Pablo Martinez Monsivais/AP
The US Senate waded into the expanding Deepwater Horizon oil spill mess for the first time Tuesday, grilling oil industry executives over fail-safe systems that failed, lack of planning to deal with a major spill, and the executives' attempts to shift blame to one another.
The hearing focused on what industry executives believed may have been the cause of the blowout – as well as why exemptions from environmental review were granted for the well from the Minerals Management Service, the lead federal safety agency overseeing offshore oil drilling.
The day brought typical flourishes of theater, with lawmakers asking rhetorical questions they would not let the panel answer. But it also revealed what appeared to be genuine anger, suggesting that this hearing was – as Sen. Barbara Boxer (D) of California said – "just the first step" toward new regulations. Along the way, senators did their best to paint the offshore oil industry as one beset by shoddy oversight and dubious safety records.
For their parts, the executives for BP, Transocean, and Halliburton – the companies that owned the lease for, operated, and did contract work on the Deepwater Horizon oil rig, respectively – pointed fingers.
Lamar McKay, chairman of BP America, blamed the failure of Transocean's blowout preventer. Steven Newman, president and CEO Transocean Ltd., cited problems with Haliburton's cementing job. And Tim Probert, chief health, safety, and environmental officer for Halliburton, said his company was simply following BP's design.
BP: An accurate portrayal of risk?
"The plan you submitted is used in part to determine whether an environmental waiver should be granted," he said to BP's Mr. McKay. The company, Senator Cardin said, stated that "it is unlikely that an accidental oil spill release would occur" – and if it did it that the Gulf "would be temporarily affected.... Do you believe you accurately portrayed the impact on the environment of such an event?"
Cardin cut off McKay before he could answer.
Other senators focused on McKay's repeated assurances that BP would pay all "legitimate" damages, asking again and again for the definition of "legitimate."
"I want to make sure that we really understand what you’re saying you’re really going to be committed to today," said Sen. Maria Cantwell (D) of Washington.
McKay answered: “We are trying to be extremely responsive, expeditious, meet every responsibility we have as a responsible party and that means pay all legitimate claims. So that is our intent. I can’t speculate on every case, but I can tell you this is not about legal words, this is about getting it done and getting it done right.”
Blowout preventers often failed, senator says
Senator Cantwell also produced documents showing industry knowledge of blowout preventers failures, including a 1999 study by the US Minerals Management Service (MMS) that found 117 blowout preventer failures in deep-water Gulf of Mexico oil rigs from 1997 to 1998. A 2004 MMS study found that just 50 percent of tested blowout preventer shear rams – designed to cut through pipe to stop a leak – were successful at maximum depths.

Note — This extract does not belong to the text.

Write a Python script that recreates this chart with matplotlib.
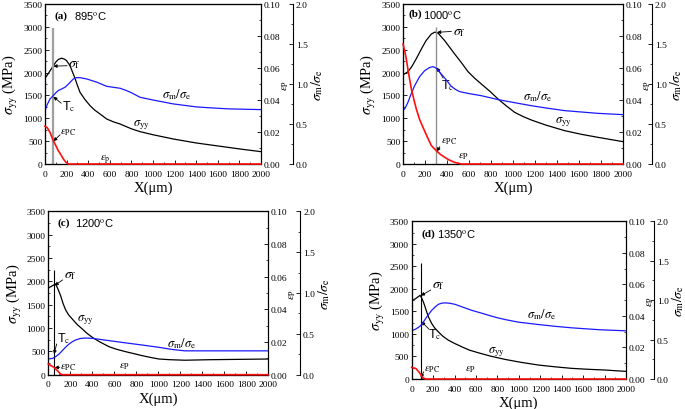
import matplotlib
matplotlib.use('Agg')
import matplotlib.pyplot as plt
from matplotlib.ticker import MultipleLocator, FormatStrFormatter

plt.rcParams['font.family'] = ['Liberation Serif', 'DejaVu Serif']
plt.rcParams['mathtext.fontset'] = 'stix'

# ---------------- data ----------------
panel_labels = ['(a)', '(b)', '(c)', '(d)']
temps = ['895$^{\\rm o}$C', '1000$^{\\rm o}$C', '1200$^{\\rm o}$C', '1350$^{\\rm o}$C']

# sigma_yy (MPa)
syy_x_a = [0, 25, 50, 75, 100, 125, 154, 180, 200, 231, 255, 280, 300, 324, 370, 417, 460, 500, 571, 630, 694, 800, 880, 1000, 1188, 1400, 1600, 1806, 2000]
syy_a = [1876, 1960, 2050, 2140, 2230, 2290, 2314, 2295, 2260, 2153, 2010, 1861, 1720, 1569, 1410, 1277, 1180, 1110, 985, 925, 876, 770, 708, 640, 547, 460, 395, 328, 270]
syy_x_b = [0, 40, 76, 120, 167, 210, 258, 290, 320, 379, 470, 530, 591, 650, 712, 790, 864, 940, 1015, 1090, 1167, 1300, 1470, 1620, 1773, 2000]
syy_b = [1950, 2010, 2115, 2300, 2516, 2700, 2844, 2885, 2860, 2698, 2406, 2220, 2020, 1880, 1750, 1590, 1422, 1270, 1130, 1040, 962, 850, 729, 650, 583, 489]
syy_x_c = [0, 30, 55, 67, 85, 112, 135, 158, 185, 218, 260, 309, 350, 400, 470, 552, 620, 703, 780, 855, 930, 1006, 1100, 1240, 1461, 2000]
syy_c = [1857, 1895, 1930, 1943, 1850, 1693, 1520, 1386, 1280, 1193, 1080, 979, 890, 800, 700, 600, 545, 493, 450, 407, 370, 336, 322, 310, 321, 336]
syy_x_d = [0, 40, 78, 95, 109, 125, 140, 160, 187, 215, 249, 290, 342, 400, 467, 540, 622, 740, 871, 1020, 1182, 1340, 1493, 1650, 1804, 2000]
syy_d = [1732, 1790, 1857, 1790, 1710, 1600, 1489, 1360, 1231, 1130, 1046, 950, 862, 790, 715, 640, 582, 505, 435, 370, 310, 270, 236, 215, 199, 169]

# sigma_m / sigma_e
ratio_x_a = [0, 20, 46, 77, 100, 123, 150, 185, 210, 230, 262, 293, 330, 386, 480, 571, 694, 750, 800, 880, 1000, 1188, 1400, 1497, 1700, 2000]
ratio_a = [0.667, 0.74, 0.813, 0.855, 0.89, 0.918, 0.935, 0.959, 0.99, 1.017, 1.063, 1.080, 1.078, 1.063, 1.023, 0.971, 0.947, 0.92, 0.891, 0.834, 0.800, 0.751, 0.714, 0.705, 0.689, 0.680]
ratio_x_b = [0, 20, 45, 75, 106, 150, 197, 240, 273, 300, 348, 400, 439, 480, 515, 600, 712, 864, 1000, 1167, 1300, 1470, 1773, 2000]
ratio_b = [0.667, 0.70, 0.771, 0.88, 0.979, 1.09, 1.167, 1.205, 1.217, 1.20, 1.125, 1.04, 0.971, 0.93, 0.905, 0.88, 0.854, 0.805, 0.77, 0.729, 0.70, 0.667, 0.633, 0.617]
ratio_x_c = [0, 40, 67, 100, 127, 160, 188, 220, 248, 290, 339, 400, 552, 700, 855, 1006, 1120, 1240, 2000]
ratio_c = [0.192, 0.20, 0.221, 0.255, 0.294, 0.34, 0.375, 0.405, 0.425, 0.443, 0.449, 0.445, 0.417, 0.39, 0.363, 0.335, 0.31, 0.292, 0.292]
ratio_x_d = [0, 40, 78, 100, 124, 155, 187, 220, 249, 280, 311, 350, 404, 480, 560, 640, 715, 790, 871, 1000, 1182, 1340, 1493, 1750, 2000]
ratio_d = [0.611, 0.635, 0.670, 0.705, 0.754, 0.815, 0.871, 0.915, 0.947, 0.962, 0.965, 0.962, 0.947, 0.91, 0.871, 0.84, 0.809, 0.78, 0.754, 0.72, 0.691, 0.668, 0.649, 0.625, 0.611]

# plastic strain eps_P
eps_x_a = [0, 20, 46, 77, 100, 123, 150, 170, 195, 216, 2000]
eps_a = [0.0236, 0.0228, 0.0198, 0.0146, 0.0115, 0.0083, 0.0055, 0.0031, 0.0010, 0.0, 0.0]
eps_x_b = [0, 15, 30, 50, 76, 100, 121, 150, 182, 220, 258, 303, 340, 379, 420, 470, 530, 2000]
eps_b = [0.075, 0.071, 0.0656, 0.057, 0.0469, 0.040, 0.0344, 0.028, 0.0229, 0.017, 0.0115, 0.0083, 0.006, 0.0042, 0.0025, 0.0010, 0.0, 0.0]
eps_x_c = [0, 52, 82, 112, 130, 2000]
eps_c = [0.0065, 0.0045, 0.0025, 0.0004, 0.0, 0.0]
eps_x_d = [0, 40, 70, 100, 125, 2000]
eps_d = [0.0074, 0.0066, 0.0042, 0.0012, 0.0, 0.0]

# critical position markers (vertical lines)
crit_x = [70, 300, 52, 84]
crit_top = [2980, 2990, 2250, 2570]

syy_x = [syy_x_a, syy_x_b, syy_x_c, syy_x_d]
syy = [syy_a, syy_b, syy_c, syy_d]
ratio_x = [ratio_x_a, ratio_x_b, ratio_x_c, ratio_x_d]
ratio = [ratio_a, ratio_b, ratio_c, ratio_d]
eps_x = [eps_x_a, eps_x_b, eps_x_c, eps_x_d]
eps = [eps_a, eps_b, eps_c, eps_d]

# ---------------- layout ----------------
W, H = 685, 410
fig = plt.figure(figsize=(W / 100, H / 100), dpi=100)

# (left px, top px, right px, bottom px, third spine offset px)
boxes = [(45, 5, 261, 165, 32), (403, 5, 623, 165, 29),
         (48.3, 212.3, 268.3, 375.7, 32), (411.7, 222.3, 626, 380, 28)]

vline_color = ['#a0a0a0', '#909090', 'black', 'black']
vline_lw = [1.6, 1.0, 0.8, 0.8]

# annotations: (text pos, arrow tail, arrow head) in left-axis data coords
ann = [
    dict(sf=((215, 2200), (205, 2150), (78, 2140)),
         tc=((157, 1269), (150, 1330), (78, 1470)),
         epc=((139, 700), (140, 640), (78, 500)),
         ep=(509, 110, 'p'), syy=(815, 875), rat=(1083, 1531)),
    dict(sf=((455, 2888), (440, 2900), (310, 2880)),
         tc=((345, 1728), (365, 1880), (308, 2110)),
         epc=((343, 510), (335, 380), (308, 275)),
         ep=(500, 175, 'P'), syy=(1379, 948), rat=(1091, 1494)),
    dict(sf=((140, 2143), (130, 2030), (58, 1910)),
         tc=((79, 786), (76, 658), (52, 440)),
         epc=((109, 172), (105, 160), (58, 150)),
         ep=(640, 194, 'P'), syy=(261, 1193), rat=(1079, 694)),
    dict(sf=((187, 2093), (178, 1975), (86, 1850)),
         tc=((155, 999), (160, 1110), (90, 1275)),
         epc=((115, 222), (112, 160), (84, 30)),
         ep=(497, 222, 'P'), syy=(715, 629), rat=(1073, 1443)),
]
label_pos = [(0.046, 0.134, 0.93), (0.023, 0.09, 0.94), (0.041, 0.123, 0.935), (0.047, 0.117, 0.924)]

tick_fs = 6.8
arrow_kw = dict(arrowstyle='-|>', color='k', lw=0.6, mutation_scale=5, shrinkA=0, shrinkB=0)

for i in range(4):
    l, t, r, b, off = boxes[i]
    ax = fig.add_axes([l / W, 1 - b / H, (r - l) / W, (b - t) / H])
    ax3 = ax.twinx()
    ax2 = ax.twinx()
    ax3.spines['right'].set_position(('outward', off * 72 / 100))

    ax.plot(syy_x[i], syy[i], color='black', lw=0.9)
    ax3.plot(ratio_x[i], ratio[i], color='#1a1aff', lw=0.9)
    ax2.plot(eps_x[i], eps[i], color='#ff1010', lw=1.2, clip_on=False, zorder=5)
    ax.vlines(crit_x[i], 0, crit_top[i], color=vline_color[i], lw=vline_lw[i])

    ax.set_xlim(0, 2000)
    ax.set_ylim(0, 3500)
    ax2.set_ylim(0, 0.10)
    ax3.set_ylim(0, 2.0)
    ax.xaxis.set_major_locator(MultipleLocator(200))
    ax.xaxis.set_minor_locator(MultipleLocator(100))
    ax.yaxis.set_major_locator(MultipleLocator(500))
    ax.yaxis.set_minor_locator(MultipleLocator(250))
    ax2.yaxis.set_major_locator(MultipleLocator(0.02))
    ax2.yaxis.set_minor_locator(MultipleLocator(0.01))
    ax3.yaxis.set_major_locator(MultipleLocator(0.5))
    ax3.yaxis.set_minor_locator(MultipleLocator(0.25))
    ax2.yaxis.set_major_formatter(FormatStrFormatter('%.2f'))
    ax3.yaxis.set_major_formatter(FormatStrFormatter('%.1f'))

    for a in (ax, ax2, ax3):
        a.tick_params(which='major', direction='in', length=3, width=0.6, labelsize=tick_fs, pad=2)
        a.tick_params(which='minor', direction='in', length=1.6, width=0.5)
        for s in a.spines.values():
            s.set_linewidth(0.8)
    ax.tick_params(axis='y', right=False)
    ax.tick_params(axis='x', top=False, which='both')
    ax.tick_params(axis='x', which='major', pad=4)

    ax.set_xlabel('X(μm)', fontsize=10.5, labelpad=2)
    ax.set_ylabel(r'$\sigma_{\rm yy}$ (MPa)', fontsize=10.5, labelpad=2)
    ax2.set_ylabel(r'$\varepsilon_{\rm P}$', fontsize=8, labelpad=0)
    ax3.set_ylabel(r'$\sigma_{\rm m}/\sigma_{\rm e}$', fontsize=10, labelpad=1)

    lx1, lx2, ly = label_pos[i]
    ax.text(lx1, ly, panel_labels[i], transform=ax.transAxes, fontsize=8, fontweight='bold', va='center', ha='left')
    ax.text(lx2, ly, temps[i], transform=ax.transAxes, fontsize=8, va='center', ha='left', family='Liberation Sans')

    A = ann[i]
    for key, txt, fam, fs in [('sf', r'$\sigma_{\rm f}$', None, 10),
                              ('tc', 'T$_{\\rm c}$', 'Liberation Sans', 9),
                              ('epc', r'$\varepsilon_{\rm PC}$', None, 8)]:
        tp, tail, head = A[key]
        kw = dict(fontsize=fs, va='center', ha='left')
        if fam:
            kw['family'] = fam
        ax.text(tp[0], tp[1], txt, **kw)
        ax.annotate('', xy=head, xytext=tail, arrowprops=arrow_kw)
    ex, ey, sub = A['ep']
    ax.text(ex, ey, r'$\varepsilon_{\rm %s}$' % sub, fontsize=8, va='center', ha='left')
    ax.text(A['syy'][0], A['syy'][1], r'$\sigma_{\rm yy}$', fontsize=9, va='center', ha='left')
    ax.text(A['rat'][0], A['rat'][1], r'$\sigma_{\rm m}/\sigma_{\rm e}$', fontsize=9, va='center', ha='left')

fig.savefig('out.png', dpi=100)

While the Department of Interior has launched a flurry of initiative to tighten safety procedures and oversight of offshore drilling, industry analysts say it's clear that new regulation is on its way.
Among the first measures is likely to be a bill to increase the liability cap on such spills from $75 million currently to around $10 billion. Also Tuesday, Department of Interior Secretary Ken Salazar that he will restructure the MMS to separate the MMS’s inspection, enforcement, and investigation operations from the agency’s revenue collection, leasing, and permitting operations to limit opportunities for conflicts of interest.